*WHAT THE TASK REQUIRES*
Please write the listing below out again exactly, leaving every picture behind.

*DATASET CONTENT*
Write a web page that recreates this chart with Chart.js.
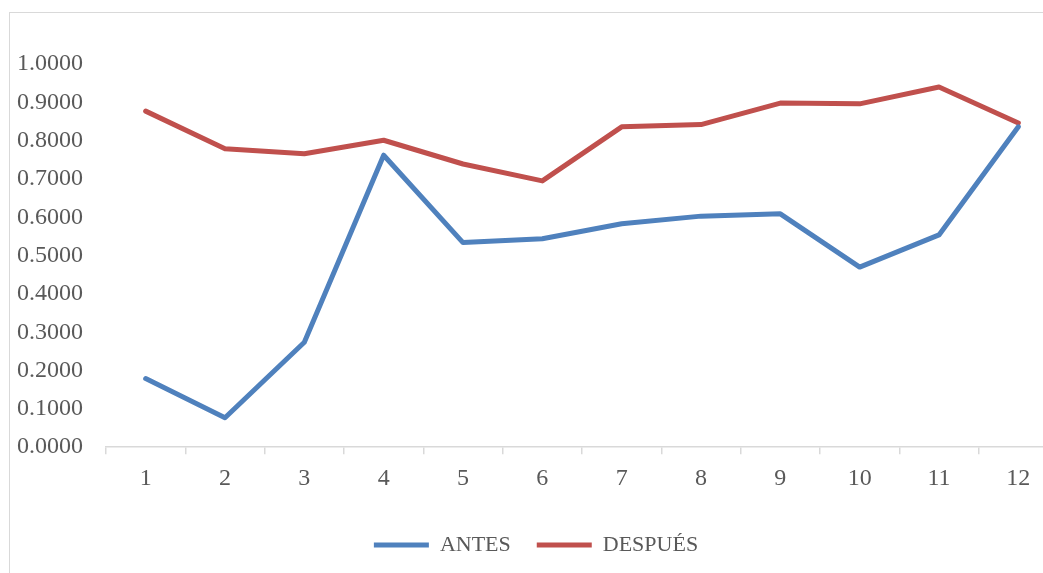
<!DOCTYPE html>
<html>
<head>
<meta charset="utf-8">
<script src="https://cdn.jsdelivr.net/npm/chart.js@4.4.1/dist/chart.umd.min.js"></script>
<style>
  html, body { margin: 0; padding: 0; background: #fff; overflow: hidden; width: 1043px; height: 573px; }
  #frame { position: absolute; left: 9px; top: 12px; width: 1200px; height: 1000px; border: 1.5px solid #d9d9d9; box-sizing: border-box; }
  #c { position: absolute; left: 0; top: 0; }
</style>
</head>
<body>
<div id="frame"></div>
<canvas id="c" width="1072" height="573"></canvas>
<script>
// Categories along the horizontal axis
const categories = ['1', '2', '3', '4', '5', '6', '7', '8', '9', '10', '11', '12'];
// Series values
const antes = [0.179, 0.077, 0.274, 0.762, 0.534, 0.544, 0.583, 0.603, 0.609, 0.470, 0.554, 0.836];
const despues = [0.877, 0.779, 0.766, 0.801, 0.739, 0.695, 0.836, 0.842, 0.898, 0.896, 0.940, 0.846];
// Series names
const seriesNames = ['ANTES', 'DESPUÉS'];
// Vertical axis range
const yMin = 0, yMax = 1, yStep = 0.1;

const FONT = "'Liberation Serif', 'DejaVu Serif', serif";
const TEXT = '#595959';
const AXIS = '#d9d9d9';

new Chart(document.getElementById('c'), {
  type: 'line',
  data: {
    labels: categories,
    datasets: [
      {
        label: seriesNames[0], data: antes,
        borderColor: '#4f81bd', backgroundColor: '#4f81bd',
        borderWidth: 5, borderCapStyle: 'round', borderJoinStyle: 'round',
        pointRadius: 0, tension: 0, fill: false
      },
      {
        label: seriesNames[1], data: despues,
        borderColor: '#c0504d', backgroundColor: '#c0504d',
        borderWidth: 5, borderCapStyle: 'round', borderJoinStyle: 'round',
        pointRadius: 0, tension: 0, fill: false
      }
    ]
  },
  options: {
    responsive: false,
    animation: false,
    devicePixelRatio: 1,
    layout: { padding: { top: 64, left: 14, right: 14, bottom: 7 } },
    scales: {
      x: {
        type: 'category',
        offset: true,
        afterFit: scale => { scale.height += 5; },
        grid: { display: true, offset: true, drawOnChartArea: false, drawTicks: true, tickLength: 7, color: AXIS, lineWidth: 1.5 },
        border: { display: true, color: AXIS, width: 1.5 },
        ticks: { color: TEXT, font: { family: FONT, size: 24 }, padding: 10, maxRotation: 0, autoSkip: false }
      },
      y: {
        min: yMin, max: yMax,
        afterFit: scale => { scale.width = 92; },
        grid: { display: false, drawTicks: false },
        border: { display: false },
        ticks: {
          stepSize: yStep, color: TEXT, font: { family: FONT, size: 24 }, padding: 23,
          callback: v => Number(v).toFixed(4)
        }
      }
    },
    plugins: {
      tooltip: { enabled: false },
      legend: {
        position: 'bottom',
        labels: {
          usePointStyle: true, pointStyle: 'line', pointStyleWidth: 55,
          color: TEXT, font: { family: FONT, size: 22 }, padding: 26
        }
      }
    }
  }
});
</script>
</body>
</html>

*SOLUTION FOR THIS PROBLEM*
Write a web page that recreates this chart with Chart.js.
<!DOCTYPE html>
<html>
<head>
<meta charset="utf-8">
<script src="https://cdn.jsdelivr.net/npm/chart.js@4.4.1/dist/chart.umd.min.js"></script>
<style>
  html, body { margin: 0; padding: 0; background: #fff; overflow: hidden; width: 1043px; height: 573px; }
  #frame { position: absolute; left: 9px; top: 12px; width: 1200px; height: 1000px; border: 1.5px solid #d9d9d9; box-sizing: border-box; }
  #c { position: absolute; left: 0; top: 0; }
</style>
</head>
<body>
<div id="frame"></div>
<canvas id="c" width="1072" height="573"></canvas>
<script>
// Categories along the horizontal axis
const categories = ['1', '2', '3', '4', '5', '6', '7', '8', '9', '10', '11', '12'];
// Series values
const antes = [0.179, 0.077, 0.274, 0.762, 0.534, 0.544, 0.583, 0.603, 0.609, 0.470, 0.554, 0.836];
const despues = [0.877, 0.779, 0.766, 0.801, 0.739, 0.695, 0.836, 0.842, 0.898, 0.896, 0.940, 0.846];
// Series names
const seriesNames = ['ANTES', 'DESPUÉS'];
// Vertical axis range
const yMin = 0, yMax = 1, yStep = 0.1;

const FONT = "'Liberation Serif', 'DejaVu Serif', serif";
const TEXT = '#595959';
const AXIS = '#d9d9d9';

new Chart(document.getElementById('c'), {
  type: 'line',
  data: {
    labels: categories,
    datasets: [
      {
        label: seriesNames[0], data: antes,
        borderColor: '#4f81bd', backgroundColor: '#4f81bd',
        borderWidth: 5, borderCapStyle: 'round', borderJoinStyle: 'round',
        pointRadius: 0, tension: 0, fill: false
      },
      {
        label: seriesNames[1], data: despues,
        borderColor: '#c0504d', backgroundColor: '#c0504d',
        borderWidth: 5, borderCapStyle: 'round', borderJoinStyle: 'round',
        pointRadius: 0, tension: 0, fill: false
      }
    ]
  },
  options: {
    responsive: false,
    animation: false,
    devicePixelRatio: 1,
    layout: { padding: { top: 64, left: 14, right: 14, bottom: 7 } },
    scales: {
      x: {
        type: 'category',
        offset: true,
        afterFit: scale => { scale.height += 5; },
        grid: { display: true, offset: true, drawOnChartArea: false, drawTicks: true, tickLength: 7, color: AXIS, lineWidth: 1.5 },
        border: { display: true, color: AXIS, width: 1.5 },
        ticks: { color: TEXT, font: { family: FONT, size: 24 }, padding: 10, maxRotation: 0, autoSkip: false }
      },
      y: {
        min: yMin, max: yMax,
        afterFit: scale => { scale.width = 92; },
        grid: { display: false, drawTicks: false },
        border: { display: false },
        ticks: {
          stepSize: yStep, color: TEXT, font: { family: FONT, size: 24 }, padding: 23,
          callback: v => Number(v).toFixed(4)
        }
      }
    },
    plugins: {
      tooltip: { enabled: false },
      legend: {
        position: 'bottom',
        labels: {
          usePointStyle: true, pointStyle: 'line', pointStyleWidth: 55,
          color: TEXT, font: { family: FONT, size: 22 }, padding: 26
        }
      }
    }
  }
});
</script>
</body>
</html>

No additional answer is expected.